Buckley’s dramatic rise from BBC talent search to the Golden Globes

Hamnet star leads the pack in race for awards alongside Marty Supreme actor Timothée Chalamet

Hollywood loves a victorious underdog narrative and Jessie Buckley, the actor from Killarney in County Kerry, looks set to come up with the goods at the 83rd Golden Globes tonight.

After her best actress award at the US Critics’ Choice awards last week, UK bookmakers make her the Globes favourite in the same category for her performance in Hamnet. She plays William Shakespeare’s wife in Chloé Zhao’s adaptation of Maggie O’Farrell’s novel about the death of the Bard’s beloved son.

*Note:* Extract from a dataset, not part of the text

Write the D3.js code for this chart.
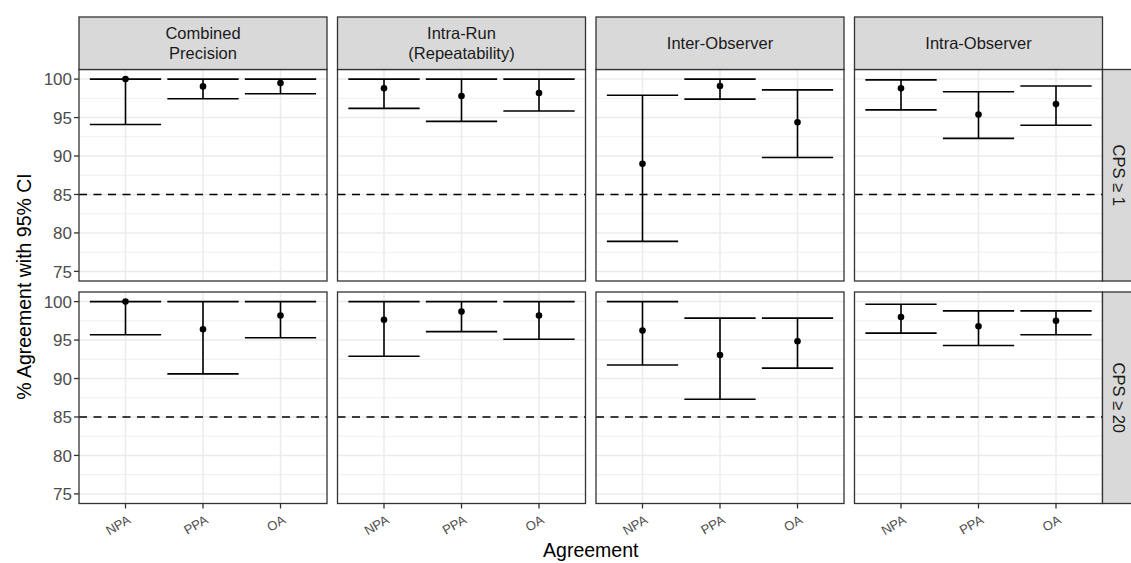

Some odds place her at around 1/20, far ahead of closest rivals Renate Reinsve (Sentimental Value) and Jennifer Lawrence (Die My Love).

The films expected to dominate the Los Angeles ceremony are Paul Thomas Anderson’s One Battle After Another, which leads the pack with nine nominations, and the genre-bending Sinners. The actors tipped for honours include Timothée Chalamet, for Marty Supreme, and Wagner Moura (The Secret Agent).

O’Farrell was thrilled with Zhao’s casting of Buckley. “She is a dream Agnes, she does an incredible job inhabiting that character," she said.

Buckley, 36, was rejected by the Guildhall School of Music and Drama in London before appearing as a teenager on the BBC talent show I’d Do Anything, where she finished runner-up in a search for a Nancy in Oliver! The experience was punishing. “I hope young women are never again brutalised quite like what happened on that show,” she told Vogue.

She trained at Rada and has steadily built her success on stage and screen, earning acclaim for performances in Wild Rose, Tom Harper’s film about a Glasgow country singer, The Lost Daughter, Maggie Gyllenhaal’s adaption of Elena Ferrante’s psychological thriller, and as Sally Bowles opposite Eddie Redmayne in the 2021 West End revival of Cabaret, for which she won an Olivier Award.

In Hamnet, Buckley delivers a challenging performance as Agnes Hathaway. The visceral childbirth scenes and her expressions of grief after losing her only son were praised. Wendy Ide, The Observer’s film critic, called her a “force of nature” in the film. Her father, Tim Buckley, told the Irish Independent last week: “She makes me and the country proud.”